Não explicar, a cada oportunidade que se dispõe, que a actual crise é consequência directa da crise financeira global que, por sua vez, é consequência directa da desregulação iniciada no final da década de 80, em especial sobre o sector financeiro é deixar que o esforço feito pelos diversos Estados na contenção das desastrosas consequências sobre a economia real apenas tenham servido para reforçar os preconceitos dos que vêm tudo o que é público como demoníaco e tudo o que é privado como santo. Não demonstrar que realizar as necessárias reformas no Estado não é equivalente a apenas austeridade, é reforçar o pressuposto ideológico que qualquer corte na despesa pública é algo de intrinsecamente positivo para a sociedade.

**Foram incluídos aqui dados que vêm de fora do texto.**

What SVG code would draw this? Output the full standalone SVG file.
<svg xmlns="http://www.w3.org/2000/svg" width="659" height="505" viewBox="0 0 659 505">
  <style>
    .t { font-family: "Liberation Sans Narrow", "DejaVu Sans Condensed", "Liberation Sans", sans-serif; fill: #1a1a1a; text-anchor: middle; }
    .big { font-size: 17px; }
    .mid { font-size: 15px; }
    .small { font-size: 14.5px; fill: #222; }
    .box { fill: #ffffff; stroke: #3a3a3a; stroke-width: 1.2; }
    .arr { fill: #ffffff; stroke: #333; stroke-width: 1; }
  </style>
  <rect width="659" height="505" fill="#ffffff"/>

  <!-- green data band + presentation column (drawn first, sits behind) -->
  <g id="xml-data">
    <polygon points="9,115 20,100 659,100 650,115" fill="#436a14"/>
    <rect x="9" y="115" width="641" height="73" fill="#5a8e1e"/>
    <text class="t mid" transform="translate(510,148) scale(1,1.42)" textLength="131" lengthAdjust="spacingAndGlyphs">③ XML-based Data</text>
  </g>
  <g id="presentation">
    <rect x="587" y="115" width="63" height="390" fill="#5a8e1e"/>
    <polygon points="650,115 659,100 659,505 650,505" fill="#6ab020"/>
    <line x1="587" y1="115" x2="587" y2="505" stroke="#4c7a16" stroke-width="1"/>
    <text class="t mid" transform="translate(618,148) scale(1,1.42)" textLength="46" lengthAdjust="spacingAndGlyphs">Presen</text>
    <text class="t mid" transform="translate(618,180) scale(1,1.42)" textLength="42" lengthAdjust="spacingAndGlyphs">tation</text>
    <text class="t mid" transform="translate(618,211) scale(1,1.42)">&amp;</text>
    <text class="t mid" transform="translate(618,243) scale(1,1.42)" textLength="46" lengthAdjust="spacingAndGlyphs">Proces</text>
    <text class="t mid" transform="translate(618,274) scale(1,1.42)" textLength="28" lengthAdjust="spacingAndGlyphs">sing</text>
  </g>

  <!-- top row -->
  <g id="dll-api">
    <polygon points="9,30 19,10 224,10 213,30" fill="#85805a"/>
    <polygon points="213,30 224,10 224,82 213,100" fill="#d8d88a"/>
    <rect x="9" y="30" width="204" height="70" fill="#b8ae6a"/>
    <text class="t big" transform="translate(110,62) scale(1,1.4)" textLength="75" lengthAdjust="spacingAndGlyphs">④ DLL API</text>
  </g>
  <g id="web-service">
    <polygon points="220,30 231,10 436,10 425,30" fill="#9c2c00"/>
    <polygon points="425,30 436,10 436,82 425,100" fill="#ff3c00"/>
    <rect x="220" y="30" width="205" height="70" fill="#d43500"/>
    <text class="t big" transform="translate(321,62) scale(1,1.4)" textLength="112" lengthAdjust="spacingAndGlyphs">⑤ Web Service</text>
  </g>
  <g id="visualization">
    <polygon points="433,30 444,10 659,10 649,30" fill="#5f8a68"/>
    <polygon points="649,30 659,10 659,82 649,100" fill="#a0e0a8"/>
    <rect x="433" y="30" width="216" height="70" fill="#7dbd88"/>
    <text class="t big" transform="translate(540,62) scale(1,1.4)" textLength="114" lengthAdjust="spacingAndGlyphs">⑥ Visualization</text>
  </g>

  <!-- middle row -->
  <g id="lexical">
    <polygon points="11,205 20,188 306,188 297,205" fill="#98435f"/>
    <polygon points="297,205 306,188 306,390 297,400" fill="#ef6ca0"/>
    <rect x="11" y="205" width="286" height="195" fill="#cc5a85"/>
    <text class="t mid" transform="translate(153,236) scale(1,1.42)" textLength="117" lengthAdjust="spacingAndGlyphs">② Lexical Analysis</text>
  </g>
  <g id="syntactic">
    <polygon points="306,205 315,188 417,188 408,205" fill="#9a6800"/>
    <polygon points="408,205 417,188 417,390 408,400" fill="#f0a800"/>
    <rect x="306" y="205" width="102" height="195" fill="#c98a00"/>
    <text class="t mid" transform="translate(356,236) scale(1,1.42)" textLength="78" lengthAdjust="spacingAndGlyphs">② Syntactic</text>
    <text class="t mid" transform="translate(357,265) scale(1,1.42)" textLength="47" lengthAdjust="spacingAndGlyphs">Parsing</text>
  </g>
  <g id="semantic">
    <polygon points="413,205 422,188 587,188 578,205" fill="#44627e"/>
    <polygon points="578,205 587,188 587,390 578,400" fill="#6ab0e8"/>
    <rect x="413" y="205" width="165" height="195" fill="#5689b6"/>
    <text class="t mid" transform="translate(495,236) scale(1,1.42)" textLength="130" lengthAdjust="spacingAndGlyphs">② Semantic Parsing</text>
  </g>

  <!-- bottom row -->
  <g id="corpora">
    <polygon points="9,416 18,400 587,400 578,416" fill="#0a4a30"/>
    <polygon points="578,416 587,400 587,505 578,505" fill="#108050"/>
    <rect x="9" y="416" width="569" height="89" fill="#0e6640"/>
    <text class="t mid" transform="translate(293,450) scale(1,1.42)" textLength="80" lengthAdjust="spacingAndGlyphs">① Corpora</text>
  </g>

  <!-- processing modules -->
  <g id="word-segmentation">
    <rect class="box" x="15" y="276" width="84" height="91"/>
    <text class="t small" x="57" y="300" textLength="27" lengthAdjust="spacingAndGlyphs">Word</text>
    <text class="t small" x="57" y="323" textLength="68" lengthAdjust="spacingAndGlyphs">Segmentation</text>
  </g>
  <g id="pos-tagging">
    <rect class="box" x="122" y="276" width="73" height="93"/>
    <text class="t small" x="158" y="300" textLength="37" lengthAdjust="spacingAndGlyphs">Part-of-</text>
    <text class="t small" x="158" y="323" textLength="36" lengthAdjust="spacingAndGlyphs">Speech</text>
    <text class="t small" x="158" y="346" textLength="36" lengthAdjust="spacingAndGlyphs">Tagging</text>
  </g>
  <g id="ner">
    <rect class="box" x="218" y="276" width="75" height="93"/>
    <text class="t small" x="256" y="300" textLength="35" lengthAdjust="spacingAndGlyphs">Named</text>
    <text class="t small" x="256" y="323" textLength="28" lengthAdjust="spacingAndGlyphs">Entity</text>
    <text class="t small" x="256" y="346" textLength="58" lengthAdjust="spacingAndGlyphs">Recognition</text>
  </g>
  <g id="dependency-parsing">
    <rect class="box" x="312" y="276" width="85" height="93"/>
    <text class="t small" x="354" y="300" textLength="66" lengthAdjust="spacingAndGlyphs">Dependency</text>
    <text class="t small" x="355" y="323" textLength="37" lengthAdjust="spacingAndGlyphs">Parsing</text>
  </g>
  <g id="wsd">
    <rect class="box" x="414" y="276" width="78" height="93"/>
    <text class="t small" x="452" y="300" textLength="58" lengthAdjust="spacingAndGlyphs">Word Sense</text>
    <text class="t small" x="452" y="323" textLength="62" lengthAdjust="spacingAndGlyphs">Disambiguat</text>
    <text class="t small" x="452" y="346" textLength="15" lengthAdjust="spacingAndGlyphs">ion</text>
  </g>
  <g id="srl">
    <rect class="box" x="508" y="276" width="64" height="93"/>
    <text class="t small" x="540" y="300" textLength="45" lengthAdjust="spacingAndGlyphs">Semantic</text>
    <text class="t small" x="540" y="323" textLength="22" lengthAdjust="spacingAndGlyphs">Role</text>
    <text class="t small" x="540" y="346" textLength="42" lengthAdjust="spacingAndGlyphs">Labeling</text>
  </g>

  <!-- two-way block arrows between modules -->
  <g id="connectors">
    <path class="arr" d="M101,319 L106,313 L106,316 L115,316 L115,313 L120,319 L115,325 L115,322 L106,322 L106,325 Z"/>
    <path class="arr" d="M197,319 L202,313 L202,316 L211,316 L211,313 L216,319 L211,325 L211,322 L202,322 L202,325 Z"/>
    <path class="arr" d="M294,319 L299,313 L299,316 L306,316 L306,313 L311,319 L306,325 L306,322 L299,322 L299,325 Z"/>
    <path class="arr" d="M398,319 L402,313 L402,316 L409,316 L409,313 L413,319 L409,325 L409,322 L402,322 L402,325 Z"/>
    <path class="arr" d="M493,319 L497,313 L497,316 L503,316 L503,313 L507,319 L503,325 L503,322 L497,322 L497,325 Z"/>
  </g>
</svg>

Exijo mais, muito mais, ao PS do que este actual estado de coisas. Estar apenas à espera que o poder lhe caia no colo pode bem ser o modus operandi da actual direcção, com que aliás o respectivo secretário-geral teve sucesso na sua ascensão. Mas é trágico para o país. 

15 Feb 2013

Da lucidez

"Creio que o tempo que passou no sul acabou bem, depois de ter começado bem e continuado mal, e tanto assim foi que me disse, após regressar, que a lucidez não tem necessariamente que ser o desvelamento do mal ou da fealdade, também pode ser a abertura da luz do entendimento à empatia para com os outros ou as coisas, e que pode ser-se feliz sem se cair na estupidez de acreditar na felicidade, tal como pode ser-se infeliz sem cometer o erro de vestir a infelicidade como uma capa de chumbo."

Paulo Varela Gomes, Verão de 2012, pág. 98, edições Tinta da China.